During Saturday’s U.S. Open final, Williams claimed that what was happening on the court was bigger than the game. She told the tournament referee that she was being punished because she’s a woman, and she continued that line of argumentation in her post-match press conference:

I’ve seen other men call other umpires several things. I’m here fighting for women’s rights and for women’s equality and for all kinds of stuff. For me to say thief, and for him to take a game, it made me feel like it was a sexist remark.
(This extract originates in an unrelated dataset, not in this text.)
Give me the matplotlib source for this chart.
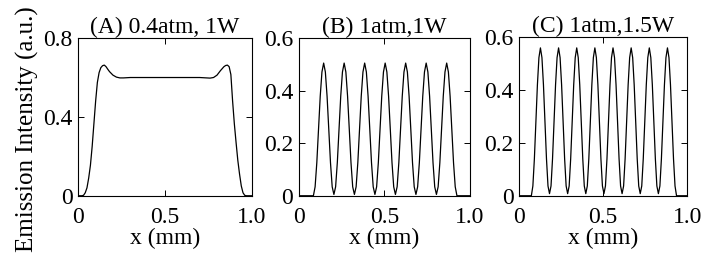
import matplotlib
matplotlib.use("Agg")
import matplotlib.pyplot as plt

plt.rcParams['font.family'] = ['Liberation Serif', 'DejaVu Serif']
plt.rcParams['font.size'] = 17

# panel A: 0.4 atm, 1 W
xa = [0.00, 0.02, 0.03, 0.04, 0.05, 0.06, 0.07, 0.08, 0.09, 0.10, 0.11, 0.12,
      0.13, 0.14, 0.15, 0.16, 0.17, 0.18, 0.20, 0.22, 0.24, 0.26, 0.30, 0.40,
      0.50, 0.60, 0.70, 0.74, 0.76, 0.78, 0.80, 0.82, 0.84, 0.85, 0.86, 0.87,
      0.88, 0.89, 0.90, 0.91, 0.92, 0.93, 0.94, 0.95, 0.96, 0.97, 1.00]
ya = [0.000, 0.000, 0.002, 0.015, 0.040, 0.090, 0.155, 0.250, 0.365, 0.480, 0.575, 0.625,
      0.650, 0.660, 0.663, 0.655, 0.642, 0.630, 0.612, 0.602, 0.598, 0.598, 0.600, 0.600,
      0.600, 0.600, 0.600, 0.598, 0.597, 0.600, 0.612, 0.635, 0.655, 0.661, 0.663, 0.655,
      0.615, 0.480, 0.365, 0.270, 0.180, 0.110, 0.050, 0.015, 0.002, 0.000, 0.000]

# panel B: 1 atm, 1 W
xb = [0.000,
      0.085, 0.095, 0.105, 0.115, 0.125, 0.135, 0.145, 0.155, 0.165, 0.175, 0.185, 0.195,
      0.205, 0.215, 0.225, 0.235, 0.245, 0.255, 0.265, 0.275, 0.285, 0.295, 0.305, 0.315,
      0.325, 0.335, 0.345, 0.355, 0.365, 0.375, 0.385, 0.395, 0.405, 0.415, 0.425, 0.435,
      0.445, 0.455, 0.465, 0.475, 0.485, 0.495, 0.505, 0.515, 0.525, 0.535, 0.545, 0.555,
      0.565, 0.575, 0.585, 0.595, 0.605, 0.615, 0.625, 0.635, 0.645, 0.655, 0.665, 0.675,
      0.685, 0.695, 0.705, 0.715, 0.725, 0.735, 0.745, 0.755, 0.765, 0.775, 0.785, 0.795,
      0.805, 0.815, 0.825, 0.835, 0.845, 0.855, 0.865, 0.875, 0.885, 0.895, 0.905, 0.915,
      0.925, 1.000]
yb = [0.000,
      0.000, 0.034, 0.126, 0.253, 0.379, 0.471, 0.505, 0.471, 0.379, 0.253, 0.126, 0.034,
      0.005, 0.034, 0.126, 0.253, 0.379, 0.471, 0.505, 0.471, 0.379, 0.253, 0.126, 0.034,
      0.005, 0.034, 0.126, 0.253, 0.379, 0.471, 0.505, 0.471, 0.379, 0.253, 0.126, 0.034,
      0.005, 0.034, 0.126, 0.253, 0.379, 0.471, 0.505, 0.471, 0.379, 0.253, 0.126, 0.034,
      0.005, 0.034, 0.126, 0.253, 0.379, 0.471, 0.505, 0.471, 0.379, 0.253, 0.126, 0.034,
      0.005, 0.034, 0.126, 0.253, 0.379, 0.471, 0.505, 0.471, 0.379, 0.253, 0.126, 0.034,
      0.005, 0.034, 0.126, 0.253, 0.379, 0.471, 0.505, 0.471, 0.379, 0.253, 0.126, 0.034,
      0.000, 0.000]

# panel C: 1 atm, 1.5 W
xc = [0.000,
      0.073, 0.082, 0.091, 0.100, 0.109, 0.118, 0.127, 0.136, 0.145, 0.154, 0.163, 0.172,
      0.181, 0.190, 0.199, 0.208, 0.217, 0.226, 0.235, 0.244, 0.253, 0.262, 0.271, 0.280,
      0.289, 0.298, 0.307, 0.316, 0.325, 0.334, 0.343, 0.352, 0.361, 0.370, 0.379, 0.388,
      0.397, 0.406, 0.415, 0.424, 0.433, 0.442, 0.451, 0.460, 0.469, 0.478, 0.487, 0.496,
      0.505, 0.514, 0.523, 0.532, 0.541, 0.550, 0.559, 0.568, 0.577, 0.586, 0.595, 0.604,
      0.613, 0.622, 0.631, 0.640, 0.649, 0.658, 0.667, 0.676, 0.685, 0.694, 0.703, 0.712,
      0.721, 0.730, 0.739, 0.748, 0.757, 0.766, 0.775, 0.784, 0.793, 0.802, 0.811, 0.820,
      0.829, 0.838, 0.847, 0.856, 0.865, 0.874, 0.883, 0.892, 0.901, 0.910, 0.919, 0.928,
      0.937, 1.000]
yc = [0.000,
      0.000, 0.037, 0.140, 0.280, 0.420, 0.523, 0.560, 0.523, 0.420, 0.280, 0.140, 0.037,
      0.008, 0.037, 0.140, 0.280, 0.420, 0.523, 0.560, 0.523, 0.420, 0.280, 0.140, 0.037,
      0.008, 0.037, 0.140, 0.280, 0.420, 0.523, 0.560, 0.523, 0.420, 0.280, 0.140, 0.037,
      0.008, 0.037, 0.140, 0.280, 0.420, 0.523, 0.560, 0.523, 0.420, 0.280, 0.140, 0.037,
      0.008, 0.037, 0.140, 0.280, 0.420, 0.523, 0.560, 0.523, 0.420, 0.280, 0.140, 0.037,
      0.008, 0.037, 0.140, 0.280, 0.420, 0.523, 0.560, 0.523, 0.420, 0.280, 0.140, 0.037,
      0.008, 0.037, 0.140, 0.280, 0.420, 0.523, 0.560, 0.523, 0.420, 0.280, 0.140, 0.037,
      0.008, 0.037, 0.140, 0.280, 0.420, 0.523, 0.560, 0.523, 0.420, 0.280, 0.140, 0.037,
      0.000, 0.000]

titles = ["(A) 0.4atm, 1W", "(B) 1atm,1W", "(C) 1atm,1.5W"]
xticks = [0, 0.5, 1.0]
xticklabels = ["0", "0.5", "1.0"]
yticks_a = [0, 0.4, 0.8]
yticklabels_a = ["0", "0.4", "0.8"]
yticks_bc = [0, 0.2, 0.4, 0.6]
yticklabels_bc = ["0", "0.2", "0.4", "0.6"]

fig = plt.figure(figsize=(7.15, 2.61), dpi=100)
boxes = [[0.1095, 0.25, 0.2425, 0.604],
         [0.418, 0.25, 0.239, 0.604],
         [0.726, 0.25, 0.235, 0.607]]
series = [(xa, ya, 0.8, yticks_a, yticklabels_a),
          (xb, yb, 0.6, yticks_bc, yticklabels_bc),
          (xc, yc, 0.6, yticks_bc, yticklabels_bc)]

for i in range(3):
    ax = fig.add_axes(boxes[i])
    x, y, ytop, yt, ytl = series[i]
    ax.plot(x, y, color='black', linewidth=0.9)
    ax.set_xlim(0, 1)
    ax.set_ylim(0, ytop)
    ax.set_xticks(xticks)
    ax.set_xticklabels(xticklabels)
    ax.set_yticks(yt)
    ax.set_yticklabels(ytl)
    ax.tick_params(direction='in', top=True, right=True, length=4, width=0.7)
    ax.tick_params(axis='x', pad=8)
    ax.tick_params(axis='y', pad=4)
    for s in ax.spines.values():
        s.set_linewidth(0.8)
    ax.set_title(titles[i], fontsize=17, pad=4)
    ax.set_xlabel('x (mm)')
    ax.xaxis.label.set_va('center')
    ax.xaxis.set_label_coords(0.5, -0.27)
    if i == 0:
        ax.set_ylabel('Emission Intensity (a.u.)', fontsize=18)
        ax.yaxis.set_label_coords(-0.225, 0.42)

fig.savefig('out.png', dpi=100)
He’s never taken a game from a man because they said thief.

No less a legend than Billie Jean King agreed with her:

The Washington Post’s Sally Jenkins did, too, noting that Ramos “wasn’t going to let a woman talk to him that way,” pointing out that Rafael Nadal had verbally attacked the chair umpire with no repercussions.

It’s 100 percent correct that Williams is fighting for women’s rights and for women’s equality. It also must be said that she and her sister haven’t just faced sexism. They’ve been subjected to both obvious and subtle racist attacks for their entire careers, and they’ve handled those attacks with remarkable grace, piling up trophies and inspiring women of color like Osaka to take up the game.
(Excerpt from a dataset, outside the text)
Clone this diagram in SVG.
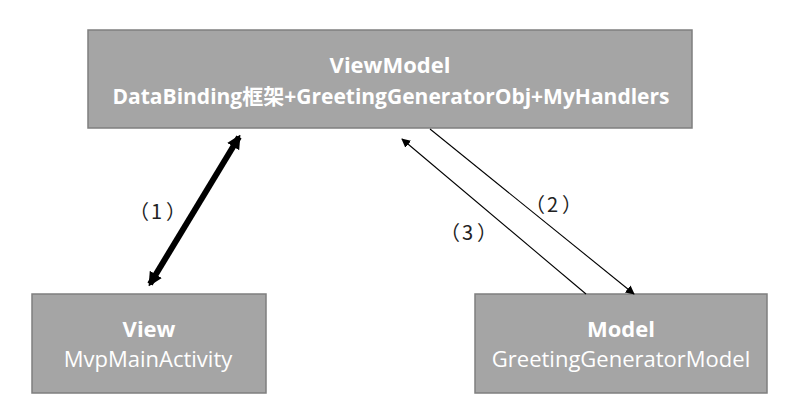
<svg xmlns="http://www.w3.org/2000/svg" width="786" height="414" viewBox="0 0 786 414">
<style>
.box{fill:#a5a5a5;stroke:#7f7f7f;stroke-width:1.5}
.t{fill:#fff;font-family:"Open Sans","Noto Sans","Noto Sans CJK SC",sans-serif;font-size:22px;text-anchor:middle}
.b{font-weight:bold}
.l2{font-size:21px}
.lbl{fill:#222;font-family:"Noto Sans CJK SC",sans-serif;font-size:20px}
.thin{stroke:#000;stroke-width:1.1;fill:none}
</style>
<defs>
<marker id="ah" viewBox="0 0 10 10" refX="9" refY="5" markerWidth="9" markerHeight="9" markerUnits="userSpaceOnUse" orient="auto"><path d="M0,0 L10,5 L0,10 z" fill="#000"/></marker>
<marker id="ahb" viewBox="0 0 10 10" refX="8" refY="5" markerWidth="14" markerHeight="16" markerUnits="userSpaceOnUse" orient="auto-start-reverse"><path d="M0,0 L10,5 L0,10 z" fill="#000"/></marker>
</defs>
<rect width="786" height="414" fill="#fff"/>
<g id="viewmodel">
<rect class="box" x="88" y="30" width="604" height="98"/>
<text class="t b" x="390" y="73">ViewModel</text>
<text class="t b l2" x="391" y="104">DataBinding框架+GreetingGeneratorObj+MyHandlers</text>
</g>
<g id="view">
<rect class="box" x="32" y="294" width="234" height="99"/>
<text class="t b" x="149" y="337">View</text>
<text class="t" x="148" y="367">MvpMainActivity</text>
</g>
<g id="model">
<rect class="box" x="475" y="294" width="292" height="99"/>
<text class="t b" x="621" y="337">Model</text>
<text class="t" x="621" y="367">GreetingGeneratorModel</text>
</g>
<g id="connectors">
<line x1="239" y1="137" x2="150" y2="284" stroke="#000" stroke-width="6" marker-start="url(#ahb)" marker-end="url(#ahb)"/>
<line class="thin" x1="430" y1="129" x2="634" y2="294" marker-end="url(#ah)"/>
<line class="thin" x1="586" y1="294" x2="402" y2="139" marker-end="url(#ah)"/>
<text class="lbl" x="129" y="219">（<tspan dx="2">1</tspan><tspan dx="4">）</tspan></text>
<text class="lbl" x="525" y="212">（<tspan dx="2">2</tspan><tspan dx="4">）</tspan></text>
<text class="lbl" x="440" y="240">（<tspan dx="2">3</tspan><tspan dx="4">）</tspan></text>
</g>
</svg>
But coaching violations get called on both men and women. It’s also worth noting that Williams said after the match that she’s never had an issue with Ramos before, and that he’d always been a great umpire. Even if Williams is correct in saying that the umpire wouldn’t have penalized a man for saying he was a thief, she’s still not arguing that she acted appropriately, just that the double standard is that male tennis players who behave like boors—and there are a bunch of them—don’t get punished for it. (John McEnroe did once get defaulted from a Grand Slam match, though.) If Ramos was wrong—and he was wrong, multiple times, and irretrievably fouled up what should’ve been a great match—that doesn’t mean Williams was right.

The big loser in all this was the day’s big winner. During her victory ceremony, Naomi Osaka looked like she wanted to crawl under the stage. The crowd booed and booed and booed some more, not because Williams’ fans were mad that Osaka had won but because they were outraged about how the American star had been treated. When it was her turn to speak, Williams implored, “Let’s not boo any more. We’re gonna get through this, and let’s be positive. Congratulations, Naomi! No more booing!”

Williams was incredibly gracious in that moment. But it was undeniably a moment that she’d helped instigate. When Williams said, “Congratulations, Naomi!” her 20-year-old opponent still looked stricken.